At some unknown stage, kids had noticed the strange looking red light peering down at them from the center of the intersection and had put out its eye with a well aimed stone. News reports had called for a crackdown on youth crime.

“Preposterous scenario!” the reader might exclaim.

Yes, I agree that it’s rather unbelievable, in the context of an intersection and a red light. What’s most unbelievable though is why people in the above city who had been actively engaged in helping the injured, consoling relatives of the dead, writing stories about the tragedies, re-engineering cars, moving sidewalks, posting signs, etc. were not screaming at the same time: “Something has to be done about this light! Everybody is ignoring it!”

When I point in my article to the disused and maligned red light, it is these very people—the ones most busily engaged in helping at the intersection, so to speak—who protest that criticism of their efforts is counter-productive to the common good. Usually, they cite the absolute necessity of continuing their work of vigilance, education and cleanup at the intersection and they miss entirely the point of getting the red light fixed. To them, I suspect, this suggestion is—in computer language—entirely un-processable. It’s impractical and sub-consciously dismissed because to them the red light is simply a relic of the past, an odd and ancient restriction of their right to drive on the road as they please—and as everyone else drives.

Some of the critics dismiss my point by claiming that the principal evil of running the red light is only one more evil in a long list of evils occurring at the intersection. They cite the evil and perversity of those who speed through the intersection because that’s what causes the most serious accidents. Others suggest they are fighting the evil misrepresentation by the media of the truth of what happens at the intersection. Others claim that in order to keep this kind of chaos from spreading to other parts of the city they’ve had to engage in the political process so as to promote laws to protect the innocent. These critics seem to be saying that since we’re all fighting various evils—but the same battle—I shouldn’t be zeroing in on the red light issue.

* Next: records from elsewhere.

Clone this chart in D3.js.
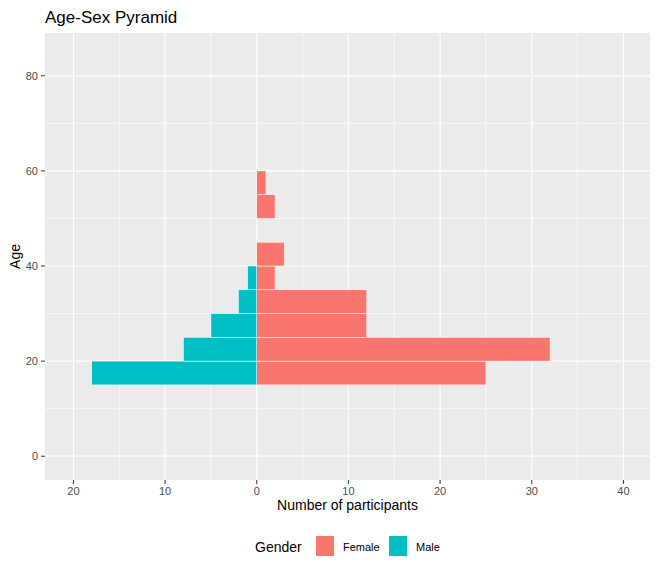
<!DOCTYPE html><html><head><meta charset="utf-8">
<script src="https://cdn.jsdelivr.net/npm/d3@7"></script>
<style>body{margin:0;background:#fff;font-family:Arial,"Liberation Sans",sans-serif}</style></head><body>
<script>
const binStarts=[15,20,25,30,35,40,45,50,55];
const female=[25,32,12,12,2,3,0,2,1];
const male=[18,8,5,2,1,0,0,0,0];
const xTicks=[-20,-10,0,10,20,30,40];
const yTicks=[0,20,40,60,80];
const binWidth=5;
const W=658,H=572,L=45,R=650,T=33,B=480;
const svg=d3.select("body").append("svg").attr("width",W).attr("height",H);
const x=d3.scaleLinear().domain([-23.1,42.9]).range([L,R]);
const y=d3.scaleLinear().domain([-5,89]).range([B,T]);
svg.append("rect").attr("x",L).attr("y",T).attr("width",R-L).attr("height",B-T).attr("fill","#EBEBEB");
const g=svg.append("g");
d3.range(-15,45,10).forEach(v=>g.append("line").attr("x1",x(v)).attr("x2",x(v)).attr("y1",T).attr("y2",B).attr("stroke","#fff").attr("stroke-width",0.6));
d3.range(10,90,20).forEach(v=>g.append("line").attr("y1",y(v)).attr("y2",y(v)).attr("x1",L).attr("x2",R).attr("stroke","#fff").attr("stroke-width",0.6));
xTicks.forEach(v=>g.append("line").attr("x1",x(v)).attr("x2",x(v)).attr("y1",T).attr("y2",B).attr("stroke","#fff").attr("stroke-width",1.2));
yTicks.forEach(v=>g.append("line").attr("y1",y(v)).attr("y2",y(v)).attr("x1",L).attr("x2",R).attr("stroke","#fff").attr("stroke-width",1.2));
function bars(vals,sign,col){
  svg.selectAll(null).data(binStarts.map((b,i)=>({b,v:vals[i]})).filter(d=>d.v>0)).enter().append("rect")
   .attr("x",d=>sign>0?x(0):x(-d.v)).attr("width",d=>Math.abs(x(d.v)-x(0)))
   .attr("y",d=>y(d.b+binWidth)).attr("height",d=>y(d.b)-y(d.b+binWidth))
   .attr("fill",col).attr("stroke","#fff").attr("stroke-width",0.5);
}
bars(female,1,"#F8766D");bars(male,-1,"#00BFC4");
xTicks.forEach(v=>{svg.append("line").attr("x1",x(v)).attr("x2",x(v)).attr("y1",B).attr("y2",B+4).attr("stroke","#333");
 svg.append("text").attr("x",x(v)).attr("y",B+15).attr("text-anchor","middle").attr("font-size",11).attr("fill","#4D4D4D").text(Math.abs(v));});
yTicks.forEach(v=>{svg.append("line").attr("x1",L-4).attr("x2",L).attr("y1",y(v)).attr("y2",y(v)).attr("stroke","#333");
 svg.append("text").attr("x",L-7).attr("y",y(v)+4).attr("text-anchor","end").attr("font-size",11).attr("fill","#4D4D4D").text(v);});
svg.append("text").attr("x",(L+R)/2).attr("y",510).attr("text-anchor","middle").attr("font-size",14).text("Number of participants");
svg.append("text").attr("transform",`translate(20,${(T+B)/2}) rotate(-90)`).attr("text-anchor","middle").attr("font-size",14).text("Age");
svg.append("text").attr("x",L).attr("y",23).attr("font-size",17).text("Age-Sex Pyramid");
svg.append("text").attr("x",255).attr("y",552).attr("font-size",14).text("Gender");
[["Female","#F8766D",316],["Male","#00BFC4",389]].forEach(([n,c,px])=>{
 svg.append("rect").attr("x",px).attr("y",536).attr("width",18).attr("height",20).attr("fill",c);
 svg.append("text").attr("x",px+27).attr("y",551).attr("font-size",11).text(n);});
</script></body></html>
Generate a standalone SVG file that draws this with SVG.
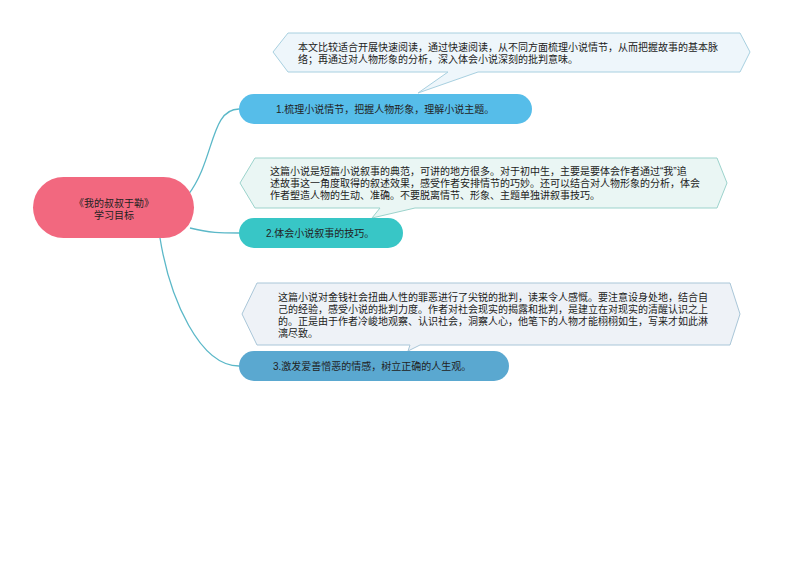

The argument about fighting various evils holds as much weight with me as claiming that the woman who is raped bears equal responsibility as the rapist because she happened to be dressed attractively. Perhaps it was provocative dress but the rapist is the one who committed a grave infraction of the law and who needs to be punished. Focusing on the woman’s behaviour without acknowledging and addressing the principal evil is totally irresponsible.

Perhaps there are better examples in this context but, similarly, the ones who run the red light [with impunity] are the ones committing the grave offense—according to the longstanding tradition and wisdom of Western civilization. It makes little sense to go after the woman in attractive dress or the speeders who are substantially ignorant of the purpose of the red light. Couldn’t we admit they have been conditioned by the longstanding behaviour of the good folks who have taken the liberty of altogether disobeying the injunction to stop for the light—and then setting up their own standard of carefully breezing through?

And besides, don’t we have a responsibility, insofar as possible, to trace evil to its roots and lay the axe to the root of the problem, not to its branches?

At the very least, shouldn’t the good folks who are tending to the challenges and tragedies daily unfolding at the intersection be consistently screaming “The light! The light! They’re running the red light! Someone needs to get a ticket!”

Bear in mind that the entire chaos taking place at this intersection, along with its attendant subculture, would disappear overnight if the red light were re-instituted.

That was my point and I made a case for it in the best way I could in short readable fashion. That’s all. If someone would like to refute my argument, fine. But to do so, we’ll have to get down to the particulars of the matter without gross misrepresentation of my thesis.

And I’m ready to respond to particulars.